--- Start ---
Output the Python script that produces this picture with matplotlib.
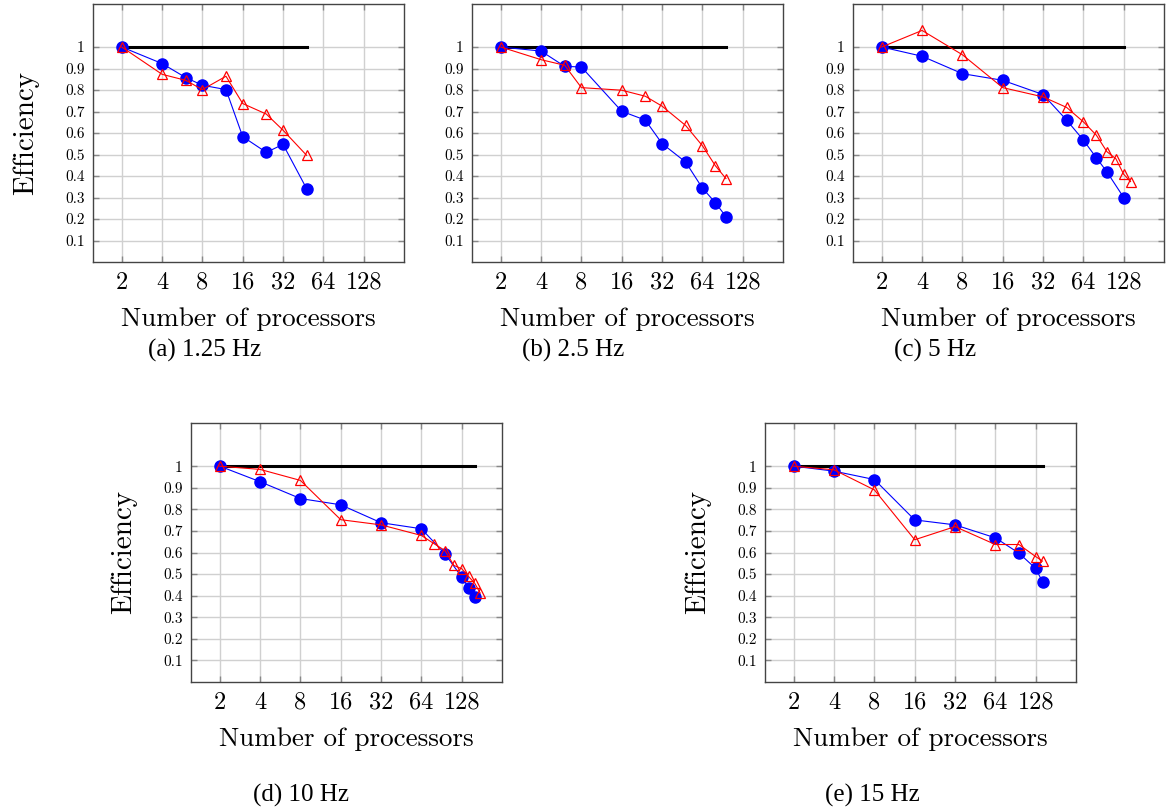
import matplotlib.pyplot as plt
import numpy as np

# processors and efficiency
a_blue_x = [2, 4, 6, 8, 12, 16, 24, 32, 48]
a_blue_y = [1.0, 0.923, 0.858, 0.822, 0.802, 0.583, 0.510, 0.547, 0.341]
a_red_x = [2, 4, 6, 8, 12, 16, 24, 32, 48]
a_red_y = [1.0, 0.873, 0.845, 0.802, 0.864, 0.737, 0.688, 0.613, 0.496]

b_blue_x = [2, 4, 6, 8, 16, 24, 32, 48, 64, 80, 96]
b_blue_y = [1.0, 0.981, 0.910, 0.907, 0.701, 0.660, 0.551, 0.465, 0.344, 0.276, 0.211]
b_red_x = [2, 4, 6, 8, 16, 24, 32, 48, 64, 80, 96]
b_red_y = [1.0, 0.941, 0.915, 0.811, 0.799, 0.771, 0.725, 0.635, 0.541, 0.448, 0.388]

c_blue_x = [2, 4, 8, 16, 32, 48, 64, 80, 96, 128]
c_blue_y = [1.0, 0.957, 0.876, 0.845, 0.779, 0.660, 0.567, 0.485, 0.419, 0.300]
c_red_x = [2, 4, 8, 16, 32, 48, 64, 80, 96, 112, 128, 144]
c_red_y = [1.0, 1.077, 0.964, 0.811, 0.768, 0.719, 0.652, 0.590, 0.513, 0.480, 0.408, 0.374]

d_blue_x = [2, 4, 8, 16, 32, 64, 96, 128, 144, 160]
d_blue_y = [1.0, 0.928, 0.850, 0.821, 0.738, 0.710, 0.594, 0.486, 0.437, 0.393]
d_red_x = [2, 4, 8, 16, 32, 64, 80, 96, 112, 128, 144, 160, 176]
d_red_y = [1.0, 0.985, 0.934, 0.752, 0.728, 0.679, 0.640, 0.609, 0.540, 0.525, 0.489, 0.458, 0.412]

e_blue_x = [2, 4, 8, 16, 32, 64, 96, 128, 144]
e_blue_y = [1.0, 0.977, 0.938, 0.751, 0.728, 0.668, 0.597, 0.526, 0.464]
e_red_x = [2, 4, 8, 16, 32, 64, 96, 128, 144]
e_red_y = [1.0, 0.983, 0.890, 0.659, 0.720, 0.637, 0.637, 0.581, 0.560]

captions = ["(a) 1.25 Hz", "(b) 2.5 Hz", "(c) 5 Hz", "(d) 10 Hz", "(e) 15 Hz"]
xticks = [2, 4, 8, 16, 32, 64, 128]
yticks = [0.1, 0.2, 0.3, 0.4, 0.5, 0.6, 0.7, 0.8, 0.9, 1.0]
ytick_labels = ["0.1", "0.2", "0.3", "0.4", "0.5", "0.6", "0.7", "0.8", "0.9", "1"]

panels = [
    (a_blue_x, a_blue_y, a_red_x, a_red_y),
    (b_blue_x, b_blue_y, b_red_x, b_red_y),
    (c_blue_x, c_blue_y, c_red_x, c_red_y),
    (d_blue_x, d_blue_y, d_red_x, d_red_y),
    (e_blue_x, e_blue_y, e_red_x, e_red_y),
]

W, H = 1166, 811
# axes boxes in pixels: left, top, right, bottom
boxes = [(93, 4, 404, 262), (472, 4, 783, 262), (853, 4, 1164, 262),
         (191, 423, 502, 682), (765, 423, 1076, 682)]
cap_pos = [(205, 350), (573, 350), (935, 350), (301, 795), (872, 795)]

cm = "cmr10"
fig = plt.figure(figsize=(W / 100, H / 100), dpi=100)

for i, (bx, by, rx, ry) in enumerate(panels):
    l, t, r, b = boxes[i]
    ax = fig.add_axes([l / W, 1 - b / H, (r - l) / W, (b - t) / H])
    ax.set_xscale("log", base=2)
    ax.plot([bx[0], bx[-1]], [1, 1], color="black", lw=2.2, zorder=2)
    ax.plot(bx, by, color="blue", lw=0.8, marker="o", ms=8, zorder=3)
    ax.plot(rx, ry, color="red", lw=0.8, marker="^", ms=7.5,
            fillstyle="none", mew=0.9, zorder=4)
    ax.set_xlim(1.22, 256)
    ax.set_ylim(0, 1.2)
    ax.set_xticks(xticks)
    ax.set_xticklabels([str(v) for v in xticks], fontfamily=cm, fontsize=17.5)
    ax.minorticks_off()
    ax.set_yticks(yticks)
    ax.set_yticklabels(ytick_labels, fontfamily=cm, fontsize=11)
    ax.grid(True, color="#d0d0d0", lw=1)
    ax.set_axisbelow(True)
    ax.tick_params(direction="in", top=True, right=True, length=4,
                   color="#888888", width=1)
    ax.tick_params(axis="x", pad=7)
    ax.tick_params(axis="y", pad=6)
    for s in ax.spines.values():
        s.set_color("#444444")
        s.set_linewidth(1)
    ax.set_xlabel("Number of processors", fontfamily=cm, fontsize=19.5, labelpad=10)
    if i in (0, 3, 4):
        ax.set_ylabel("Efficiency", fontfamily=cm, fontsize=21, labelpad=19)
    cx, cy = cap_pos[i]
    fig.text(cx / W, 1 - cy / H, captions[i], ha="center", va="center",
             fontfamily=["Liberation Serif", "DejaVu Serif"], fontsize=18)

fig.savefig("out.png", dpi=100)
--- End ---
» The problem:
Repeat the listing above exactly from its first line to the line containing "0.541, 0.448, 0.388]", both included, and omit the pictures.

» Full response:
Output the Python script that produces this picture with matplotlib.
import matplotlib.pyplot as plt
import numpy as np

# processors and efficiency
a_blue_x = [2, 4, 6, 8, 12, 16, 24, 32, 48]
a_blue_y = [1.0, 0.923, 0.858, 0.822, 0.802, 0.583, 0.510, 0.547, 0.341]
a_red_x = [2, 4, 6, 8, 12, 16, 24, 32, 48]
a_red_y = [1.0, 0.873, 0.845, 0.802, 0.864, 0.737, 0.688, 0.613, 0.496]

b_blue_x = [2, 4, 6, 8, 16, 24, 32, 48, 64, 80, 96]
b_blue_y = [1.0, 0.981, 0.910, 0.907, 0.701, 0.660, 0.551, 0.465, 0.344, 0.276, 0.211]
b_red_x = [2, 4, 6, 8, 16, 24, 32, 48, 64, 80, 96]
b_red_y = [1.0, 0.941, 0.915, 0.811, 0.799, 0.771, 0.725, 0.635, 0.541, 0.448, 0.388]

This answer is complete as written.